Title: The Demon Lord of California (Infinity 8 #1)
Author: Jeanne Marcella
Publisher: Self Published
Release Date: March 18, 2019
Genre(s): Urban Fantasy
Page Count: 242 Pages
Reviewed by: ColinJ
Heat Level: 1 flames out of 5
Rating: 4 stars out of 5
Stripped of his psychic powers, Calico Winghorse barely made it to 19th century Earth via his interdimensional portal. As a mixed-blood phoenix concealing himself in human form, he opens a bakery in the San Francisco Bay Area and quietly licks his wounds. But the unique method of his escape has drawn the unwanted attention of Infinity Corporation.
Representing this angelic-run company is Agustín Chávez de la Cruz, the Demon Lord of California. Even though Agustín is the corporation’s heir, he finds himself demoted from his daily duties for a new assignment: take absolute control of the portal.
?As Agustín formulates a more gracious avenue of acquiring Calico’s gateway, the demanding head of IC interferes, further complicating matters. From this unexpected interlude, Calico and Agustín realize they both wish to establish more than a mere business arrangement. So negotiations stumble along, all the while Calico ensures that the good people of the city are getting their fill of baked goods.
Yet due to Calico’s injuries, the portal remains vulnerable to the darker forces that want it at any cost. Agustín will have to push both his angelic heritage, and his own psychic powers to the very limits to mend someone who not only bears celestial blood, but who is also the god of space and time.
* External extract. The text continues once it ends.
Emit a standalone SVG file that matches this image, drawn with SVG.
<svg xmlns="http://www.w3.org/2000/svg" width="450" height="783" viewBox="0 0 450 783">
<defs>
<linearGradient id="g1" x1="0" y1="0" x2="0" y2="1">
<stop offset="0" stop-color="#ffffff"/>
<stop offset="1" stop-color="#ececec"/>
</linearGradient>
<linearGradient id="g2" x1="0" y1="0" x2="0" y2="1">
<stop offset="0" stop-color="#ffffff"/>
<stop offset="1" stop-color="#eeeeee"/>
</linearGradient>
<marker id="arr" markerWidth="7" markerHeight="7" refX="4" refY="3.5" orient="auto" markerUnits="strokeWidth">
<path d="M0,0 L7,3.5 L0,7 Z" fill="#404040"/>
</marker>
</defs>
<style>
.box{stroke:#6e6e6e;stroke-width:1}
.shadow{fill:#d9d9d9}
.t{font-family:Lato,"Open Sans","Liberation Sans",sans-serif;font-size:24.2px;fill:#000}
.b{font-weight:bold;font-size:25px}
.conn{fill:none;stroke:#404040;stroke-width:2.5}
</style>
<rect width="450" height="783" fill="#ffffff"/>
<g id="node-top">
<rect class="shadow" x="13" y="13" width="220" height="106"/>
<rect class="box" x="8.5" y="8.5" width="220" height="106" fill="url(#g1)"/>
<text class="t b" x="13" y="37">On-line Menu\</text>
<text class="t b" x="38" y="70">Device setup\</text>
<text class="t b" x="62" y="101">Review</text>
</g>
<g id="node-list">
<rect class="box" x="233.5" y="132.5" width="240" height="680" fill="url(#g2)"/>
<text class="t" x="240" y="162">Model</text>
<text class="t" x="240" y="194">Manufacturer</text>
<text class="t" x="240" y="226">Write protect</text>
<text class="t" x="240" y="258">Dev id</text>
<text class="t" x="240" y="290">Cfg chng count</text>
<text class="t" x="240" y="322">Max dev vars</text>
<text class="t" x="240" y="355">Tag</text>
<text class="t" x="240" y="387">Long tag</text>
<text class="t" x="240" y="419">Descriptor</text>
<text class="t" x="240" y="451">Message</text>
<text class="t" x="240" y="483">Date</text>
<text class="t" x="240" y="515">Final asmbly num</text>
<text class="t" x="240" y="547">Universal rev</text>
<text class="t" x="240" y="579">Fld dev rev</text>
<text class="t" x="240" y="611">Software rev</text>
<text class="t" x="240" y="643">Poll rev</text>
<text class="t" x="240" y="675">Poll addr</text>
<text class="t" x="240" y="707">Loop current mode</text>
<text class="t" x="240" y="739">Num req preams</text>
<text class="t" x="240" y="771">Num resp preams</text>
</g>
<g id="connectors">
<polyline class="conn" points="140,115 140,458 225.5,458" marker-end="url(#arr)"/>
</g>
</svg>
This is a rich and cleverly developed story with strong characterisation and scenic description. As a tale, it launches without preamble and the reader is drip-fed background and context as the plot unfolds. This is the critical area of weakness in what otherwise would be a very good read. The problem is that the characters and their history are the rationale for the story and explain the personalities of the central characters. Without this background knowledge, the reader is left floundering through most, if not the entire book. For a lighter, less well-developed story this approach can work and allow the reader to grow in their understanding as their empathy for the characters develop. However, in this book, the two central characters are a demon lord and a god, both of whom are based firmly in the mortal world. Other planets and planes of existence are hinted at as well and yet it always feels as though the reader is missing a whole preceding book that would contextualise what is going in.
With a lack of context, the reader is left to fall back on the central characters, their growing association and how they interact with those around them in the hope that all will be revealed in due course. Fortuitously the author provides interesting characters that differ significantly from many in the genre. Similarly, secondary characters are well fleshed out in most cases. There are exceptional characters that appear to be influential and yet are shadowy. The reader is likely to respond to their actions and lack of definition in a dynamic way, never quite sure of their motives towards the central characters. Mortal humans are without exception poorly defined even when one is allowed to interact directly with the central characters behind their masks. Description of the environment is rich and interesting and provides an effective counterbalance to the vagueness of the characters.
The plot itself is described but lacks critical information to allow the reader to be confident of what is going on. That makes the story quite purposeless. It is more like the reader drops into an on-going situation and has to make sense of it before the end.
The central characters are richly described and interesting and their growing association is delicate and endearing. The reader should not expect sex between these characters even though it clearly happens around them. They are not naïve but their natures seem to hold them back from effective commitment. Nevertheless, the reader is left with little doubt that intimacy between them will happen at some point.
There is a steady pace to the story and this is sufficient to allow the rich descriptions to be absorbed rather than raced over. There are points of tension that assist in keeping the story moving.
By the end of the book, the assumption would be that the background would make sense and that there would be clear leaders into the next book that offer new challenges. This is not the case here. Many of the questions about the characters and their backgrounds remain unclear and the rationale for subsequent plot lines is presented without much explanation. As such, if the reader can cope with this lack of information, there is an anticipation of what is to come.